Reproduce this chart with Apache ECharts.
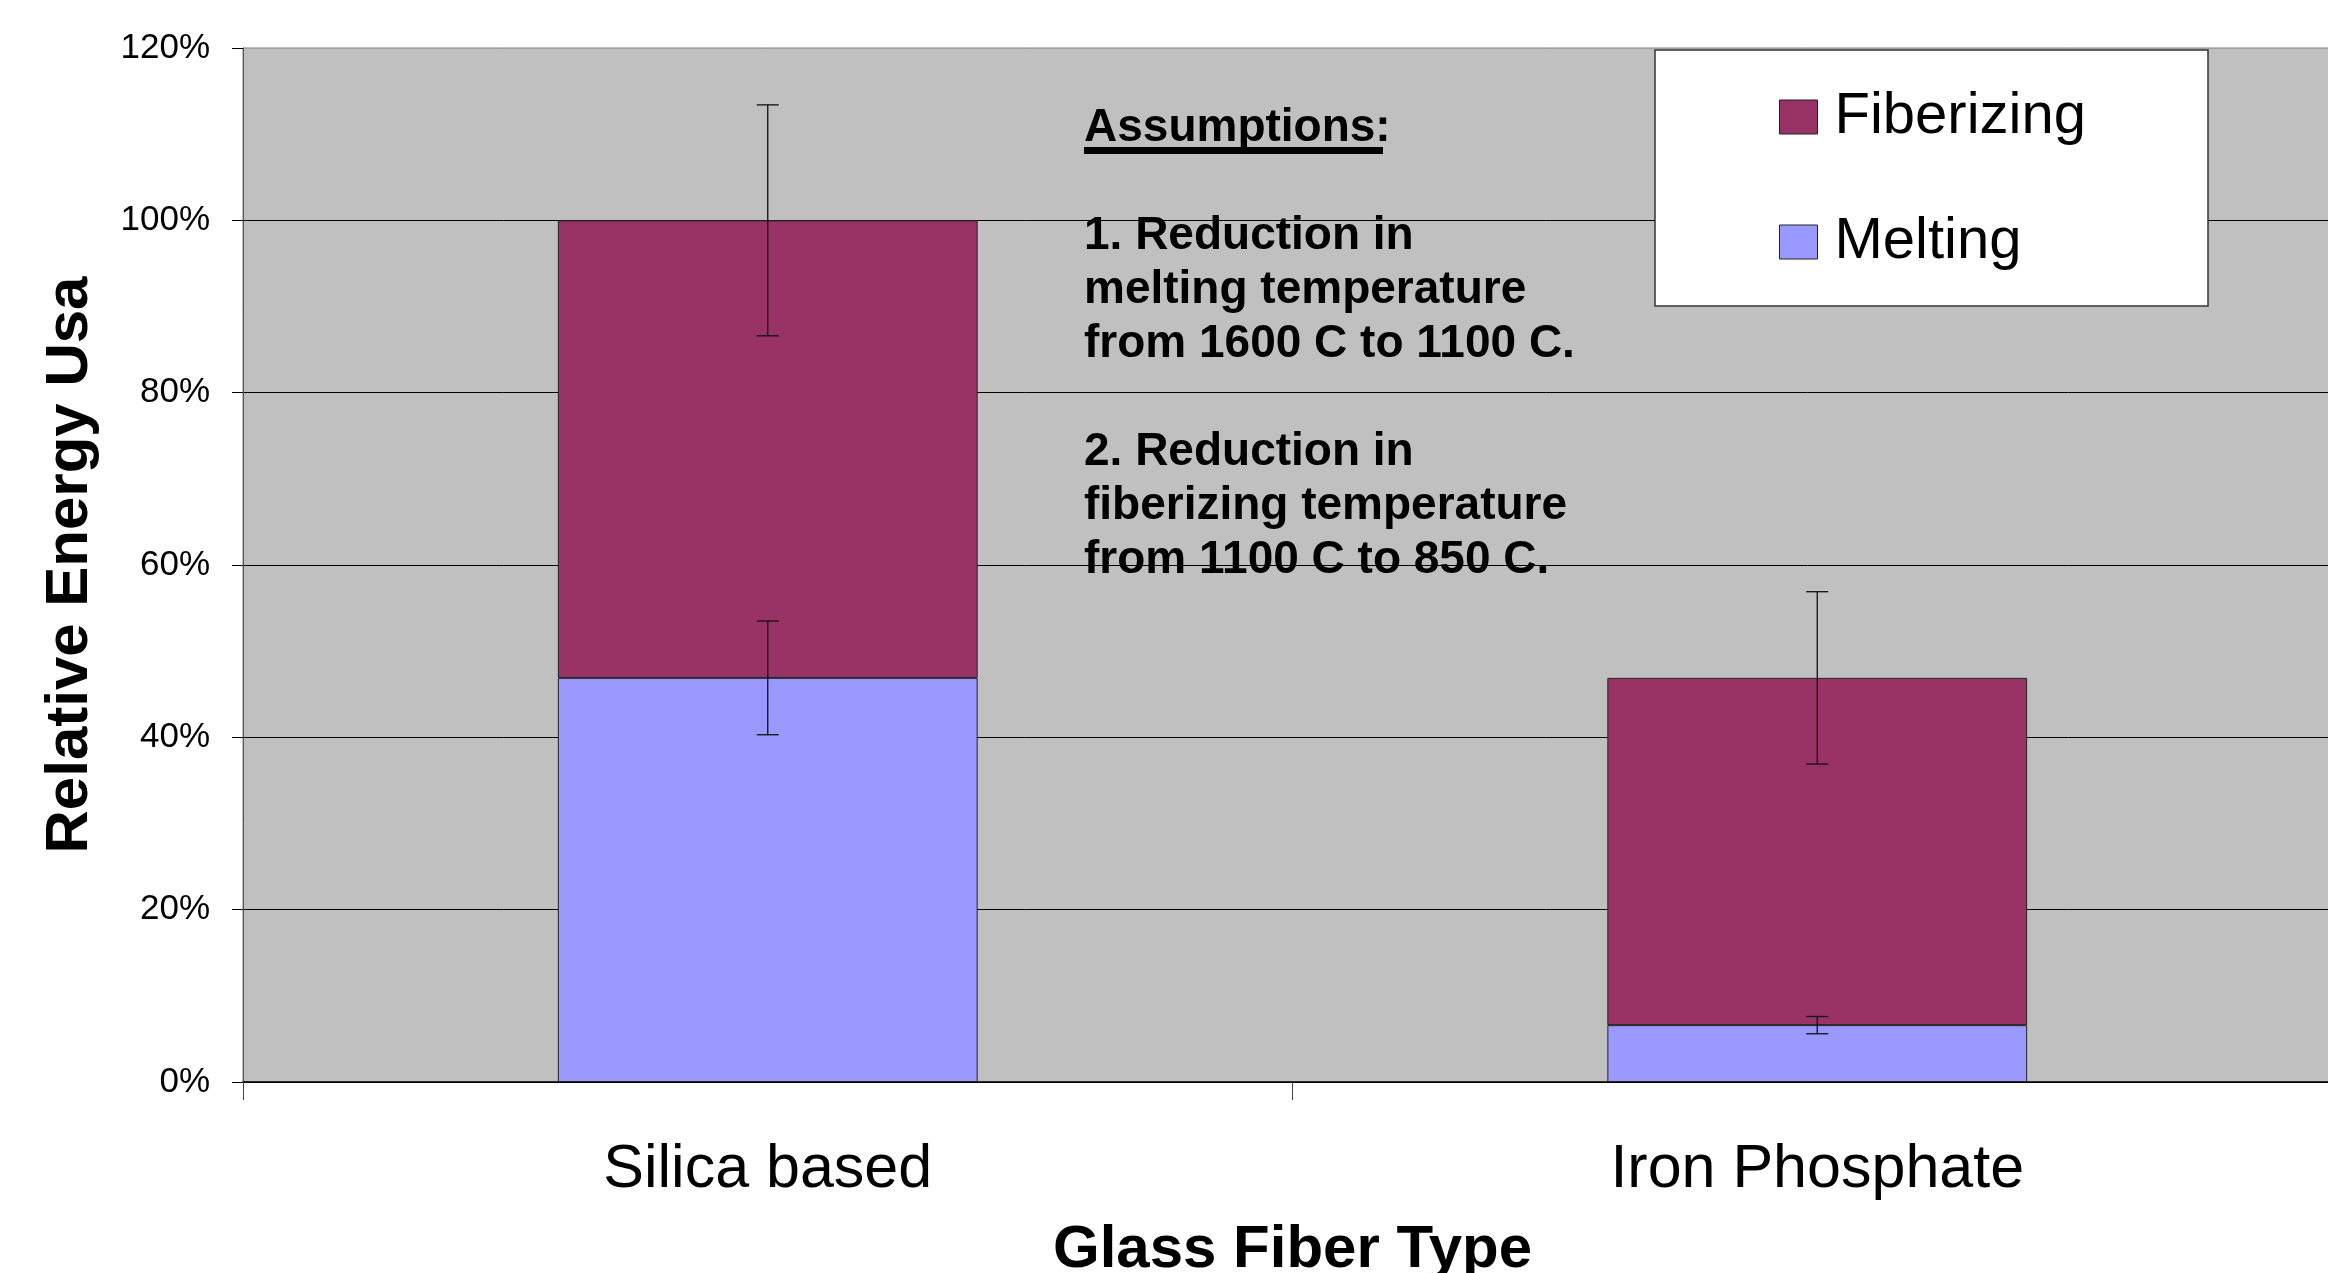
<!DOCTYPE html>
<html>
<head>
<meta charset="utf-8">
<script src="https://cdn.jsdelivr.net/npm/echarts@6/dist/echarts.min.js"></script>
<style>
html,body{margin:0;padding:0;background:#fff;}
#chart{width:2328px;height:1273px;}
</style>
</head>
<body>
<div id="chart"></div>
<script>
// ---- data ----
const categories = ['Silica based', 'Iron Phosphate'];
const seriesNames = ['Melting', 'Fiberizing'];
const melting = [46.9, 6.6];
const fiberizing = [53.1, 40.3];
const meltingErr = [6.6, 1.0];
const fiberizingErr = [13.4, 10.0];
const yTicks = [0, 20, 40, 60, 80, 100, 120];
const notes = 'Assumptions:\n\n1. Reduction in\nmelting temperature\nfrom 1600 C to 1100 C.\n\n2. Reduction in\nfiberizing temperature\nfrom 1100 C to 850 C.';

const FONT = '"Liberation Sans", Arial, sans-serif';
const colors = { Melting: '#9999FF', Fiberizing: '#993366' };

// error bar data derived from the values
const errData = [];
categories.forEach((c, i) => {
  const m = melting[i];
  errData.push([i, m - meltingErr[i], m + meltingErr[i]]);
  const t = melting[i] + fiberizing[i];
  errData.push([i, t - fiberizingErr[i], t + fiberizingErr[i]]);
});

const chart = echarts.init(document.getElementById('chart'), null, { renderer: 'canvas' });

const option = {
  animation: false,
  backgroundColor: '#ffffff',
  textStyle: { fontFamily: FONT },
  grid: {
    left: 243, top: 48, width: 2099, height: 1034,
    show: true, backgroundColor: '#C0C0C0', borderColor: '#808080', borderWidth: 1,
    containLabel: false,
    outerBoundsMode: 'none'
  },
  legend: {
    data: ['Fiberizing', 'Melting'],
    orient: 'vertical',
    left: 1779, top: 88,
    padding: 0,
    itemWidth: 38, itemHeight: 34, itemGap: 67,
    icon: 'rect',
    z: 6,
    itemStyle: { borderColor: '#222', borderWidth: 1 },
    textStyle: { fontFamily: FONT, fontSize: 58, lineHeight: 58, color: '#000', padding: [0, 0, 0, 12] }
  },
  xAxis: {
    type: 'category',
    data: categories,
    boundaryGap: true,
    axisLine: { show: true, lineStyle: { color: '#000', width: 1.5 } },
    axisTick: { show: true, length: 18, inside: false, lineStyle: { color: '#444', width: 1 } },
    axisLabel: { fontFamily: FONT, fontSize: 61, color: '#000', margin: 58 },
    name: 'Glass Fiber Type',
    nameLocation: 'middle',
    nameGap: 138,
    nameTextStyle: { fontFamily: FONT, fontSize: 60, fontWeight: 'bold', color: '#000' },
    splitLine: { show: false }
  },
  yAxis: {
    type: 'value',
    min: 0, max: 120, interval: 20,
    axisLine: { show: true, lineStyle: { color: '#555', width: 1 } },
    axisTick: { show: true, length: 11, lineStyle: { color: '#000', width: 1 } },
    axisLabel: {
      fontFamily: FONT, fontSize: 35, color: '#000', margin: 33,
      formatter: v => yTicks.includes(v) ? v + '%' : ''
    },
    splitLine: { show: true, showMaxLine: false, lineStyle: { color: '#000', width: 1 } },
    name: 'Relative Energy Usa',
    nameLocation: 'middle',
    nameRotate: 90,
    nameGap: 143,
    nameTextStyle: { fontFamily: FONT, fontSize: 60, fontWeight: 'bold', color: '#000' }
  },
  series: [
    {
      name: 'Melting', type: 'bar', stack: 'energy', data: melting,
      barWidth: '40%',
      itemStyle: { color: colors.Melting, borderColor: '#222', borderWidth: 1 },
      z: 2
    },
    {
      name: 'Fiberizing', type: 'bar', stack: 'energy', data: fiberizing,
      barWidth: '40%',
      itemStyle: { color: colors.Fiberizing, borderColor: '#222', borderWidth: 1 },
      z: 2
    },
    {
      name: 'errors', type: 'custom', z: 4,
      data: errData,
      encode: { x: 0, y: [1, 2] },
      renderItem: function (params, api) {
        const cat = api.value(0);
        const lo = api.coord([cat, api.value(1)]);
        const hi = api.coord([cat, api.value(2)]);
        const half = 11;
        const st = { stroke: '#111', lineWidth: 1.3 };
        return {
          type: 'group',
          children: [
            { type: 'line', shape: { x1: hi[0], y1: hi[1], x2: lo[0], y2: lo[1] }, style: st },
            { type: 'line', shape: { x1: hi[0] - half, y1: hi[1], x2: hi[0] + half, y2: hi[1] }, style: st },
            { type: 'line', shape: { x1: lo[0] - half, y1: lo[1], x2: lo[0] + half, y2: lo[1] }, style: st }
          ]
        };
      },
      silent: true,
      tooltip: { show: false }
    }
  ],
  graphic: [
    {
      type: 'rect', z: 5,
      shape: { x: 1655, y: 50, width: 553, height: 256 },
      style: { fill: '#ffffff', stroke: '#333', lineWidth: 1.5 }
    },
    {
      type: 'text', z: 7,
      x: 1084, y: 101,
      style: {
        text: notes,
        font: 'bold 46px "Liberation Sans", Arial, sans-serif',
        lineHeight: 54,
        fill: '#000'
      }
    },
    {
      type: 'rect', z: 7,
      shape: { x: 1084, y: 147, width: 299, height: 7 },
      style: { fill: '#000' }
    }
  ]
};

chart.setOption(option);
</script>
</body>
</html>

- Problem to solve:
Restate the data above word for word. Do not include the images.

- Output for this task:
Reproduce this chart with Apache ECharts.
<!DOCTYPE html>
<html>
<head>
<meta charset="utf-8">
<script src="https://cdn.jsdelivr.net/npm/echarts@6/dist/echarts.min.js"></script>
<style>
html,body{margin:0;padding:0;background:#fff;}
#chart{width:2328px;height:1273px;}
</style>
</head>
<body>
<div id="chart"></div>
<script>
// ---- data ----
const categories = ['Silica based', 'Iron Phosphate'];
const seriesNames = ['Melting', 'Fiberizing'];
const melting = [46.9, 6.6];
const fiberizing = [53.1, 40.3];
const meltingErr = [6.6, 1.0];
const fiberizingErr = [13.4, 10.0];
const yTicks = [0, 20, 40, 60, 80, 100, 120];
const notes = 'Assumptions:\n\n1. Reduction in\nmelting temperature\nfrom 1600 C to 1100 C.\n\n2. Reduction in\nfiberizing temperature\nfrom 1100 C to 850 C.';

const FONT = '"Liberation Sans", Arial, sans-serif';
const colors = { Melting: '#9999FF', Fiberizing: '#993366' };

// error bar data derived from the values
const errData = [];
categories.forEach((c, i) => {
  const m = melting[i];
  errData.push([i, m - meltingErr[i], m + meltingErr[i]]);
  const t = melting[i] + fiberizing[i];
  errData.push([i, t - fiberizingErr[i], t + fiberizingErr[i]]);
});

const chart = echarts.init(document.getElementById('chart'), null, { renderer: 'canvas' });

const option = {
  animation: false,
  backgroundColor: '#ffffff',
  textStyle: { fontFamily: FONT },
  grid: {
    left: 243, top: 48, width: 2099, height: 1034,
    show: true, backgroundColor: '#C0C0C0', borderColor: '#808080', borderWidth: 1,
    containLabel: false,
    outerBoundsMode: 'none'
  },
  legend: {
    data: ['Fiberizing', 'Melting'],
    orient: 'vertical',
    left: 1779, top: 88,
    padding: 0,
    itemWidth: 38, itemHeight: 34, itemGap: 67,
    icon: 'rect',
    z: 6,
    itemStyle: { borderColor: '#222', borderWidth: 1 },
    textStyle: { fontFamily: FONT, fontSize: 58, lineHeight: 58, color: '#000', padding: [0, 0, 0, 12] }
  },
  xAxis: {
    type: 'category',
    data: categories,
    boundaryGap: true,
    axisLine: { show: true, lineStyle: { color: '#000', width: 1.5 } },
    axisTick: { show: true, length: 18, inside: false, lineStyle: { color: '#444', width: 1 } },
    axisLabel: { fontFamily: FONT, fontSize: 61, color: '#000', margin: 58 },
    name: 'Glass Fiber Type',
    nameLocation: 'middle',
    nameGap: 138,
    nameTextStyle: { fontFamily: FONT, fontSize: 60, fontWeight: 'bold', color: '#000' },
    splitLine: { show: false }
  },
  yAxis: {
    type: 'value',
    min: 0, max: 120, interval: 20,
    axisLine: { show: true, lineStyle: { color: '#555', width: 1 } },
    axisTick: { show: true, length: 11, lineStyle: { color: '#000', width: 1 } },
    axisLabel: {
      fontFamily: FONT, fontSize: 35, color: '#000', margin: 33,
      formatter: v => yTicks.includes(v) ? v + '%' : ''
    },
    splitLine: { show: true, showMaxLine: false, lineStyle: { color: '#000', width: 1 } },
    name: 'Relative Energy Usa',
    nameLocation: 'middle',
    nameRotate: 90,
    nameGap: 143,
    nameTextStyle: { fontFamily: FONT, fontSize: 60, fontWeight: 'bold', color: '#000' }
  },
  series: [
    {
      name: 'Melting', type: 'bar', stack: 'energy', data: melting,
      barWidth: '40%',
      itemStyle: { color: colors.Melting, borderColor: '#222', borderWidth: 1 },
      z: 2
    },
    {
      name: 'Fiberizing', type: 'bar', stack: 'energy', data: fiberizing,
      barWidth: '40%',
      itemStyle: { color: colors.Fiberizing, borderColor: '#222', borderWidth: 1 },
      z: 2
    },
    {
      name: 'errors', type: 'custom', z: 4,
      data: errData,
      encode: { x: 0, y: [1, 2] },
      renderItem: function (params, api) {
        const cat = api.value(0);
        const lo = api.coord([cat, api.value(1)]);
        const hi = api.coord([cat, api.value(2)]);
        const half = 11;
        const st = { stroke: '#111', lineWidth: 1.3 };
        return {
          type: 'group',
          children: [
            { type: 'line', shape: { x1: hi[0], y1: hi[1], x2: lo[0], y2: lo[1] }, style: st },
            { type: 'line', shape: { x1: hi[0] - half, y1: hi[1], x2: hi[0] + half, y2: hi[1] }, style: st },
            { type: 'line', shape: { x1: lo[0] - half, y1: lo[1], x2: lo[0] + half, y2: lo[1] }, style: st }
          ]
        };
      },
      silent: true,
      tooltip: { show: false }
    }
  ],
  graphic: [
    {
      type: 'rect', z: 5,
      shape: { x: 1655, y: 50, width: 553, height: 256 },
      style: { fill: '#ffffff', stroke: '#333', lineWidth: 1.5 }
    },
    {
      type: 'text', z: 7,
      x: 1084, y: 101,
      style: {
        text: notes,
        font: 'bold 46px "Liberation Sans", Arial, sans-serif',
        lineHeight: 54,
        fill: '#000'
      }
    },
    {
      type: 'rect', z: 7,
      shape: { x: 1084, y: 147, width: 299, height: 7 },
      style: { fill: '#000' }
    }
  ]
};

chart.setOption(option);
</script>
</body>
</html>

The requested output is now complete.